Elizabeth A. said...

The Cymbalta commercial? Depressions hurts, but you don't have to.

Well, I probably wasn't depressed before but I am NOW!!

I really hate those commercials.

I'm gardening this year in anticipation of selling this house only. I'm hoping that fertilizer that lasts three months like it says it's supposed to actually does, because me and the dirt aren't friends. And you know what sucks? I'm a Southern woman, I'm supposed to love gardening and be awesome at growing all plants. It has taken so much effort for my current sprouts and now I have a misquito bite on my butt.

On the watermelon front, I would suggest adding some sand to that soil. And you can get some kind of plastic tent like thing if you need some kind of greenhouse effect since I imagine the nights are fairly cool. That's all I know.

Serial, bone meal really helps bulbs. Just in case you didn't know.

phd in yogurtry said...

Sorry you're feeling down.

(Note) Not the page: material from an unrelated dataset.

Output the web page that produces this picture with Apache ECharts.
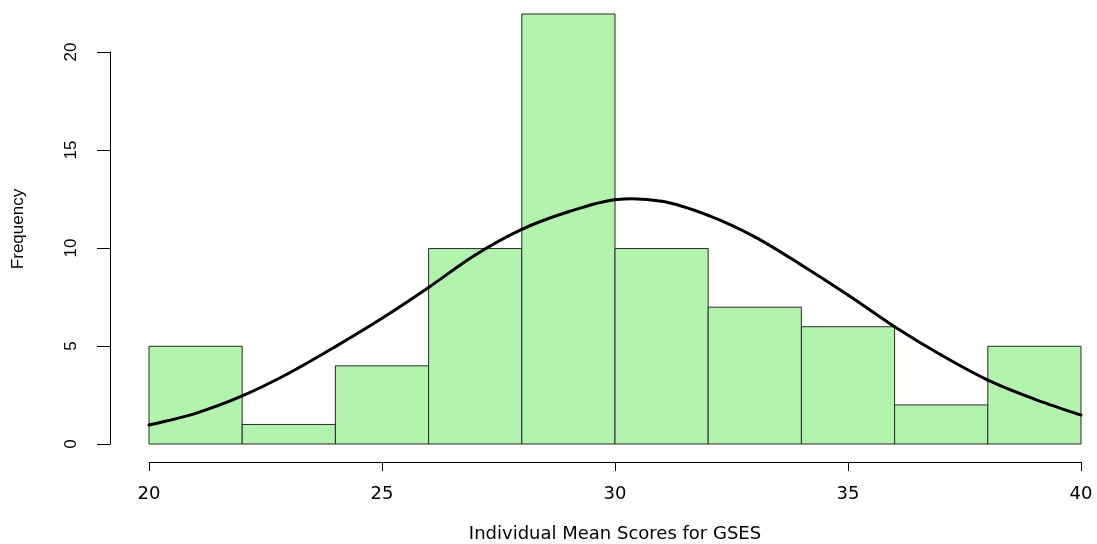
<!DOCTYPE html>
<html>
<head>
<meta charset="utf-8">
<script src="https://cdn.jsdelivr.net/npm/echarts@6/dist/echarts.min.js"></script>
<style>
html,body{margin:0;padding:0;background:#fff;}
#c{width:1097px;height:544px;}
</style>
</head>
<body>
<div id="c"></div>
<script>
// Histogram bins (left edge, right edge) and frequencies
const binStarts = [20, 22, 24, 26, 28, 30, 32, 34, 36, 38];
const binEnds   = [22, 24, 26, 28, 30, 32, 34, 36, 38, 40];
const counts    = [5, 1, 4, 10, 22, 10, 7, 6, 2, 5];

// Normal curve, points
const curveX = [20, 21, 22, 23, 24, 25, 26, 27, 28, 29, 30, 31, 32, 33, 34, 35, 36, 37, 38, 39, 40];
const curveY = [0.97, 1.57, 2.46, 3.62, 4.98, 6.43, 8.01, 9.67, 10.98, 11.88, 12.5, 12.42, 11.7, 10.6, 9.16, 7.62, 6.0, 4.55, 3.27, 2.3, 1.48];

// Axis ticks
const xTicks = [20, 25, 30, 35, 40];
const yTicks = [0, 5, 10, 15, 20];

const histData = binStarts.map((s, i) => [s, binEnds[i], counts[i]]);
const curveData = curveX.map((x, i) => [x, curveY[i]]);

const chart = echarts.init(document.getElementById('c'), null, {renderer: 'canvas'});
chart.setOption({
  backgroundColor: '#ffffff',
  animation: false,
  grid: [
    {left: 149, right: 16, top: 14, bottom: 100, containLabel: false, outerBoundsMode: 'none'},
    {left: 110, width: 10, top: 52, bottom: 100, containLabel: false, outerBoundsMode: 'none'}
  ],
  xAxis: [
    {
      gridIndex: 0, type: 'value', min: xTicks[0], max: xTicks[xTicks.length - 1], interval: 5,
      offset: 18,
      splitLine: {show: false},
      axisLine: {show: true, onZero: false, lineStyle: {color: '#000', width: 1}},
      axisTick: {show: true, inside: false, length: 9, lineStyle: {color: '#000'}},
      axisLabel: {color: '#000', fontFamily: 'DejaVu Sans', fontSize: 18, margin: 23},
      name: 'Individual Mean Scores for GSES',
      nameLocation: 'middle', nameGap: 63,
      nameTextStyle: {color: '#000', fontFamily: 'DejaVu Sans', fontSize: 18}
    },
    {gridIndex: 1, type: 'value', show: false}
  ],
  yAxis: [
    {
      gridIndex: 0, type: 'value', min: 0, max: 22,
      splitLine: {show: false},
      axisLine: {show: false}, axisTick: {show: false}, axisLabel: {show: false},
      name: 'Frequency', nameLocation: 'middle', nameGap: 122, nameRotate: 90,
      nameTextStyle: {color: '#000', fontFamily: 'Liberation Sans', fontSize: 17}
    },
    {
      gridIndex: 1, type: 'value', min: yTicks[0], max: yTicks[yTicks.length - 1], interval: 5,
      position: 'left',
      splitLine: {show: false},
      axisLine: {show: true, onZero: false, lineStyle: {color: '#000', width: 1}},
      axisTick: {show: true, inside: false, length: 13, lineStyle: {color: '#000'}},
      axisLabel: {color: '#000', fontFamily: 'Liberation Sans', fontSize: 17, rotate: 90, margin: 30}
    }
  ],
  series: [
    {
      type: 'custom',
      xAxisIndex: 0, yAxisIndex: 0,
      data: histData,
      encode: {x: [0, 1], y: 2},
      renderItem: function (params, api) {
        const p0 = api.coord([api.value(0), api.value(2)]);
        const p1 = api.coord([api.value(1), 0]);
        return {
          type: 'rect',
          shape: {x: p0[0], y: p0[1], width: p1[0] - p0[0], height: p1[1] - p0[1]},
          style: {fill: '#b2f3ad', stroke: '#2b2b2b', lineWidth: 1}
        };
      },
      z: 1
    },
    {
      type: 'custom',
      xAxisIndex: 0, yAxisIndex: 0,
      data: curveData,
      encode: {x: 0, y: 1},
      clip: false,
      renderItem: function (params, api) {
        // Draw the whole curve once (Catmull-Rom spline through the read points)
        if (params.dataIndex !== 0) return null;
        const pts = curveData.map(d => api.coord(d));
        const n = pts.length;
        const children = [];
        for (let i = 0; i < n - 1; i++) {
          const p0 = pts[Math.max(0, i - 1)];
          const p1 = pts[i];
          const p2 = pts[i + 1];
          const p3 = pts[Math.min(n - 1, i + 2)];
          children.push({
            type: 'bezierCurve',
            shape: {
              x1: p1[0], y1: p1[1], x2: p2[0], y2: p2[1],
              cpx1: p1[0] + (p2[0] - p0[0]) / 6, cpy1: p1[1] + (p2[1] - p0[1]) / 6,
              cpx2: p2[0] - (p3[0] - p1[0]) / 6, cpy2: p2[1] - (p3[1] - p1[1]) / 6
            },
            style: {stroke: '#000', lineWidth: 3, fill: null, lineCap: 'round'}
          });
        }
        return {type: 'group', children: children};
      },
      z: 5
    }
  ]
});
</script>
</body>
</html>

Chalk it up to pregnancy hormones and wait for it to pass. Besides, noone can stay depressed when hubby surprises with a peony!

Little Miss Sunshine State said...

If it makes you feel any better, I killed my basil and my cilantro.

Natalie said...

After spending the past few months feeling a bit blue, I'm finally starting to feel better. I'm not sure what caused the depression, nor do I understand why it's gone away. This has never happened to me before so it was a bit unsettling. I think writing really helps so don't be afraid to get your thoughts down on paper.

Now I'm off to play bejeweled on my blackberry. KIDDING! I haven't downloaded it. Yet. :)

Bubblewench said...

"world around me is much, much better than I deserve."

YOU DO deserve to be happy and laughing!!

Your world is your place, I'm sorry that depression is kicking you in the ass. Hopefully it will not last long.

You are wonderful and awesome and loved and deserve every little bit of it you get. And some more.

mielikki said...

my thyme (and my time) just went belly up. My basil is barely holding on, and we won't even discuss the state of my house right now...
YES we deserve to be happy and laughing. But sometimes, we aren't. Without the sad, would we recognize the happy, though?